Unfortunately for the Canaries, it appears Norwich’s recruitment from abroad is almost exclusively dependent on the EU’s freedom of movement laws in place for workers and footballers alike.
Over the past 4 seasons Norwich’s first team squads (typically around 30 players per season) have been composed of a base of around 16 to 20 British players and 10 to 12 non-UK national players.
What is striking (and worrying post-Brexit) about the make-up of the foreign contingent in Norwich’s squads in recent years is that practically every single foreign player we have signed since 2012 has been acquired by the club through use of the EU’s freedom of movement laws.

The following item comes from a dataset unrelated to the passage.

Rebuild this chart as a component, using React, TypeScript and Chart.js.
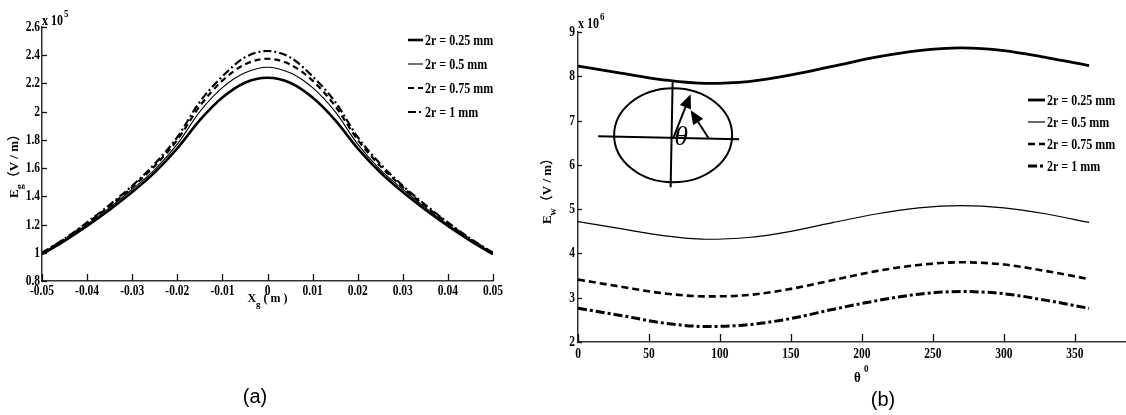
import React, { useEffect, useRef } from "react";
import { Chart, registerables } from "chart.js";

Chart.register(...registerables);

const SERIF = "'Liberation Serif', 'Times New Roman', 'Noto Sans CJK SC', serif";
const SANS = "'Liberation Sans', Arial, sans-serif";

// ---------- Panel (a) data ----------
const xgPositions = [-0.05, -0.045, -0.04, -0.035, -0.03, -0.025, -0.02, -0.015, -0.01, -0.005, 0, 0.005, 0.01, 0.015, 0.02, 0.025, 0.03, 0.035, 0.04, 0.045, 0.05];
const eg025 = [0.99, 1.085, 1.19, 1.305, 1.43, 1.57, 1.74, 1.94, 2.1, 2.205, 2.24, 2.205, 2.1, 1.94, 1.74, 1.57, 1.43, 1.305, 1.19, 1.085, 0.99];
const eg05 = [0.995, 1.09, 1.2, 1.32, 1.45, 1.59, 1.77, 2.0, 2.17, 2.275, 2.315, 2.275, 2.17, 2.0, 1.77, 1.59, 1.45, 1.32, 1.2, 1.09, 0.995];
const eg075 = [1.0, 1.095, 1.21, 1.33, 1.465, 1.615, 1.8, 2.04, 2.22, 2.335, 2.375, 2.335, 2.22, 2.04, 1.8, 1.615, 1.465, 1.33, 1.21, 1.095, 1.0];
const eg1 = [1.0, 1.1, 1.215, 1.34, 1.475, 1.63, 1.82, 2.07, 2.25, 2.385, 2.43, 2.385, 2.25, 2.07, 1.82, 1.63, 1.475, 1.34, 1.215, 1.1, 1.0];

// ---------- Panel (b) data ----------
const thetaDeg = [0, 30, 60, 90, 120, 150, 180, 210, 240, 270, 300, 330, 360];
const ew025 = [8.23, 8.07, 7.92, 7.84, 7.88, 8.03, 8.23, 8.43, 8.58, 8.64, 8.58, 8.42, 8.24];
const ew05 = [4.72, 4.56, 4.4, 4.32, 4.36, 4.5, 4.7, 4.89, 5.03, 5.08, 5.03, 4.89, 4.7];
const ew075 = [3.41, 3.25, 3.1, 3.03, 3.06, 3.2, 3.4, 3.6, 3.74, 3.8, 3.75, 3.6, 3.42];
const ew1 = [2.76, 2.6, 2.43, 2.35, 2.39, 2.53, 2.74, 2.93, 3.08, 3.14, 3.09, 2.94, 2.76];

const seriesLabels = ["2r = 0.25 mm", "2r = 0.5 mm", "2r = 0.75 mm", "2r = 1 mm"];

const stylesA = [
  { borderWidth: 2.6, borderDash: [] as number[] },
  { borderWidth: 1.1, borderDash: [] as number[] },
  { borderWidth: 2.2, borderDash: [6, 4] },
  { borderWidth: 2.2, borderDash: [8, 3, 2, 3] },
];
const stylesB = [
  { borderWidth: 2.8, borderDash: [] as number[] },
  { borderWidth: 1.2, borderDash: [] as number[] },
  { borderWidth: 2.6, borderDash: [7, 4] },
  { borderWidth: 3, borderDash: [9, 3, 3, 3] },
];

function buildDatasets(xs: number[], series: number[][], styles: any[]) {
  return series.map((ys, i) => ({
    label: seriesLabels[i],
    data: xs.map((x, j) => ({ x, y: ys[j] })),
    borderColor: "#000",
    backgroundColor: "#000",
    borderWidth: styles[i].borderWidth,
    borderDash: styles[i].borderDash,
    pointRadius: 0,
    fill: false,
    cubicInterpolationMode: "monotone",
  }));
}

// text stretched vertically, like the reference figure
function stretchText(ctx: any, text: string, x: number, y: number, align: string, size: number, sy: number, weight = "bold") {
  ctx.save();
  ctx.translate(x, y);
  ctx.scale(1, sy);
  ctx.fillStyle = "#000";
  ctx.font = `${weight} ${size}px ${SERIF}`;
  ctx.textAlign = align;
  ctx.textBaseline = "middle";
  ctx.fillText(text, 0, 0);
  ctx.restore();
}

function drawAxisDecor(chart: any, xLen: number, yLen: number, xLabelY: number, yLabelGap: number, fmtX: (v: number) => string, fmtY: (v: number) => string) {
  const { ctx, chartArea } = chart;
  const xs = chart.scales.x;
  const ys = chart.scales.y;
  ctx.save();
  ctx.strokeStyle = "#111";
  ctx.lineWidth = 1.3;
  xs.ticks.forEach((t: any) => {
    const px = Math.round(xs.getPixelForValue(t.value)) + 0.5;
    ctx.beginPath();
    ctx.moveTo(px, chartArea.bottom);
    ctx.lineTo(px, chartArea.bottom - xLen);
    ctx.stroke();
  });
  ys.ticks.forEach((t: any) => {
    const py = Math.round(ys.getPixelForValue(t.value)) + 0.5;
    ctx.beginPath();
    ctx.moveTo(chartArea.left, py);
    ctx.lineTo(chartArea.left + yLen, py);
    ctx.stroke();
  });
  ctx.restore();
  xs.ticks.forEach((t: any) => {
    stretchText(ctx, fmtX(t.value), xs.getPixelForValue(t.value), xLabelY, "center", 11.5, 1.35);
  });
  ys.ticks.forEach((t: any) => {
    stretchText(ctx, fmtY(t.value), chartArea.left - yLabelGap, ys.getPixelForValue(t.value), "right", 11.5, 1.35);
  });
}

function drawLegend(chart: any, x0: number, y0: number, gap: number, lineLen: number, size: number) {
  const { ctx } = chart;
  chart.data.datasets.forEach((ds: any, i: number) => {
    const y = y0 + i * gap;
    ctx.save();
    ctx.strokeStyle = ds.borderColor;
    ctx.lineWidth = ds.borderWidth;
    ctx.setLineDash(ds.borderDash || []);
    ctx.beginPath();
    ctx.moveTo(x0, y);
    ctx.lineTo(x0 + lineLen, y);
    ctx.stroke();
    ctx.restore();
    stretchText(ctx, ds.label, x0 + lineLen + 2, y + 1, "left", size, 1.25);
  });
}

function drawSubText(ctx: any, cx: number, cy: number, rot: number, main: string, sub: string, rest: string, size: number) {
  ctx.save();
  ctx.translate(cx, cy);
  ctx.rotate(rot);
  ctx.fillStyle = "#000";
  ctx.textBaseline = "middle";
  ctx.textAlign = "left";
  const mainFont = `bold ${size}px ${SERIF}`;
  const subFont = `bold ${Math.round(size * 0.75)}px ${SERIF}`;
  ctx.font = mainFont;
  const w1 = ctx.measureText(main).width;
  const w3 = ctx.measureText(rest).width;
  ctx.font = subFont;
  const w2 = ctx.measureText(sub).width;
  let x = -(w1 + w2 + w3) / 2;
  ctx.font = mainFont;
  ctx.fillText(main, x, 0);
  x += w1;
  ctx.font = subFont;
  ctx.fillText(sub, x, size * 0.45);
  x += w2;
  ctx.font = mainFont;
  ctx.fillText(rest, x, 0);
  ctx.restore();
}

function drawExponent(ctx: any, x: number, baseY: number, exp: string) {
  ctx.save();
  ctx.fillStyle = "#000";
  ctx.textAlign = "left";
  ctx.textBaseline = "alphabetic";
  ctx.font = `bold 12px ${SERIF}`;
  ctx.translate(x, baseY);
  ctx.scale(1, 1.2);
  ctx.fillText("x 10", 0, 0);
  const w = ctx.measureText("x 10").width;
  ctx.font = `bold 9px ${SERIF}`;
  ctx.fillText(exp, w + 1, -7);
  ctx.restore();
}

function drawCaption(ctx: any, x: number, y: number, text: string) {
  ctx.save();
  ctx.fillStyle = "#000";
  ctx.font = `20px ${SANS}`;
  ctx.textAlign = "center";
  ctx.textBaseline = "middle";
  ctx.fillText(text, x, y);
  ctx.restore();
}

function arrow(ctx: any, x1: number, y1: number, x2: number, y2: number) {
  const ang = Math.atan2(y2 - y1, x2 - x1);
  const hl = 14;
  const hw = 6;
  const bx = x2 - hl * Math.cos(ang);
  const by = y2 - hl * Math.sin(ang);
  ctx.beginPath();
  ctx.moveTo(x1, y1);
  ctx.lineTo(bx, by);
  ctx.stroke();
  ctx.beginPath();
  ctx.moveTo(x2, y2);
  ctx.lineTo(bx + hw * Math.sin(ang), by - hw * Math.cos(ang));
  ctx.lineTo(bx - hw * Math.sin(ang), by + hw * Math.cos(ang));
  ctx.closePath();
  ctx.fill();
}

function numFmt(decimals: number) {
  return (v: any) => {
    const f = Math.pow(10, decimals);
    return String(Math.round(Number(v) * f) / f);
  };
}

function axisCommon() {
  return {
    grid: { display: false, drawTicks: false },
    border: { display: true, color: "#333", width: 1.5 },
  };
}

function makeConfigA() {
  return {
    type: "line",
    data: { datasets: buildDatasets(xgPositions, [eg025, eg05, eg075, eg1], stylesA) },
    options: {
      responsive: false,
      animation: false,
      devicePixelRatio: 1,
      layout: { padding: { top: 27, right: 47, left: 0, bottom: 0 } },
      plugins: { legend: { display: false }, tooltip: { enabled: false } },
      scales: {
        x: {
          type: "linear",
          min: -0.05,
          max: 0.05,
          ...axisCommon(),
          afterFit: (s: any) => { s.height = 134; },
          ticks: { stepSize: 0.01, autoSkip: false, maxRotation: 0, display: false },
        },
        y: {
          type: "linear",
          min: 0.8,
          max: 2.6,
          ...axisCommon(),
          afterFit: (s: any) => { s.width = 42; },
          ticks: { stepSize: 0.2, autoSkip: false, display: false },
        },
      },
    },
    plugins: [
      {
        id: "decorA",
        afterDraw(chart: any) {
          const { ctx, chartArea } = chart;
          drawAxisDecor(chart, 7, 5, 291, 2, numFmt(2), numFmt(1));
          drawLegend(chart, 408, 40, 24, 15, 12);
          drawSubText(ctx, 15, 163, -Math.PI / 2, "E", "g", "（V / m）", 13);
          drawSubText(ctx, chart.scales.x.getPixelForValue(0), 299, 0, "X", "g", " ( m )", 12);
          drawExponent(ctx, chartArea.left, 25, "5");
          drawCaption(ctx, 255, 397, "(a)");
        },
      },
    ],
  };
}

function makeConfigB() {
  return {
    type: "line",
    data: { datasets: buildDatasets(thetaDeg, [ew025, ew05, ew075, ew1], stylesB) },
    options: {
      responsive: false,
      animation: false,
      devicePixelRatio: 1,
      layout: { padding: { top: 32, right: 0, left: 0, bottom: 0 } },
      plugins: { legend: { display: false }, tooltip: { enabled: false } },
      scales: {
        x: {
          type: "linear",
          min: 0,
          max: 386,
          ...axisCommon(),
          afterFit: (s: any) => { s.height = 73; },
          ticks: { stepSize: 50, includeBounds: false, autoSkip: false, maxRotation: 0, display: false },
        },
        y: {
          type: "linear",
          min: 2,
          max: 9,
          ...axisCommon(),
          afterFit: (s: any) => { s.width = 38; },
          ticks: { stepSize: 1, autoSkip: false, display: false },
        },
      },
    },
    plugins: [
      {
        id: "decorB",
        afterDraw(chart: any) {
          const { ctx, chartArea } = chart;
          drawAxisDecor(chart, 8, 4, 354, 3, numFmt(0), numFmt(0));
          drawLegend(chart, 488, 100, 22, 17, 12);
          drawSubText(ctx, 8, 188, -Math.PI / 2, "E", "w", "（V / m）", 13);
          // x title: theta with superscript
          ctx.save();
          ctx.fillStyle = "#000";
          ctx.font = `bold 13px ${SERIF}`;
          ctx.textAlign = "left";
          ctx.textBaseline = "alphabetic";
          ctx.translate(314, 382);
          ctx.scale(1, 1.2);
          ctx.fillText("θ", 0, 0);
          ctx.font = `bold 9px ${SERIF}`;
          ctx.fillText("0", 10, -8);
          ctx.restore();
          drawExponent(ctx, chartArea.left, 28, "6");
          drawCaption(ctx, 343, 400, "(b)");

          // inset sketch of the wire cross-section
          const xs = chart.scales.x;
          const ys = chart.scales.y;
          const cx = xs.getPixelForValue(67);
          const cy = ys.getPixelForValue(6.67);
          ctx.save();
          ctx.strokeStyle = "#000";
          ctx.fillStyle = "#000";
          ctx.lineWidth = 2;
          ctx.beginPath();
          ctx.ellipse(cx, cy, 59, 47, 0, 0, Math.PI * 2);
          ctx.stroke();
          ctx.beginPath();
          ctx.moveTo(cx - 75, cy + 1);
          ctx.lineTo(cx + 66, cy + 4);
          ctx.stroke();
          ctx.beginPath();
          ctx.moveTo(cx - 0.5, cy - 53);
          ctx.lineTo(cx - 2.5, cy + 52);
          ctx.stroke();
          arrow(ctx, cx + 0.5, cy + 2, cx + 17.5, cy - 41);
          arrow(ctx, cx + 35.5, cy + 3, cx + 17.5, cy - 25);
          ctx.font = `italic 28px ${SERIF}`;
          ctx.textAlign = "center";
          ctx.textBaseline = "middle";
          ctx.fillText("θ", cx + 8, cy + 2);
          ctx.restore();
        },
      },
    ],
  };
}

function Panel({ left, width, makeConfig }: { left: number; width: number; makeConfig: () => any }) {
  const ref = useRef<HTMLCanvasElement | null>(null);
  useEffect(() => {
    if (!ref.current) return;
    const chart = new Chart(ref.current, makeConfig() as any);
    return () => chart.destroy();
  }, [makeConfig]);
  return (
    <canvas
      ref={ref}
      width={width}
      height={415}
      style={{ position: "absolute", left, top: 0, width, height: 415, display: "block" }}
    />
  );
}

export default function App() {
  return (
    <div style={{ position: "absolute", left: 0, top: 0, width: 1126, height: 415, background: "#fff", overflow: "hidden" }}>
      <Panel left={0} width={540} makeConfig={makeConfigA} />
      <Panel left={540} width={586} makeConfig={makeConfigB} />
    </div>
  );
}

In fact, of the nearly 100 players to have been registered as first team members by Norwich since 2012, only 1 didn’t carry either a British or European Union passport.
This shows when Norwich scouts leave the UK and search abroad, they operate almost exclusively within the EU. Therefore the Canaries might have to seriously re-optimise their scouting networks.
For the record, the crazily small figure of just 1 non-British or EU players since 2012 mentioned above consists of Kei Kamara (Sierra Leonean & American dual national). The number seemed a bit low to me initially. However, every counter-example I tried to think of only ended up being disproved. For example, Jonas Gutiérrez and Luciano Becchio didn’t count as non-EU players as both, as is common practice among South American footballers, carried Italian passports.
Secondly, it turned out that Nigeria international Joseph Yobo had been at Everton for so long that he had gained British citizenship by the time he joined us on loan. Simeon Jackson (Canadian and Jamaican dual national) also has a British passport, while the likes of Seb Bassong, Vadis Odjidja-Ofoe, Youssouf Mulumbu and Dieumerci Mbokani all carry French or Belgian passports. And finally, while Timm Klose and Alexander Tettey aren’t technically from EU nations, their home countries of Switzerland and Norway are signed up to the EU’s freedom of movement laws, meaning they were therefore brought to Carrow Road under the same rules as other European imports.
All in all, Norwich has recruited almost exclusively within the UK and European Union in recent seasons, and what City need to do with their European-based scouts amid the short-term uncertainty and long-term likely reduced access is a really important question.
However, one potential positive of this could be if Norwich scouts in the face of uncertainty turn their attention inwards and begin to scout more extensively within the UK.
Not only would a future with more local, home-grown players be welcomed on the terraces, but were Norwich able to nurture some talented young Englishman into the first team then the transfer fees received from any eventual sale (including the infamous ‘English player premium’) could prove to be a very profitable business model for Delia and Co. whatever league we’re in.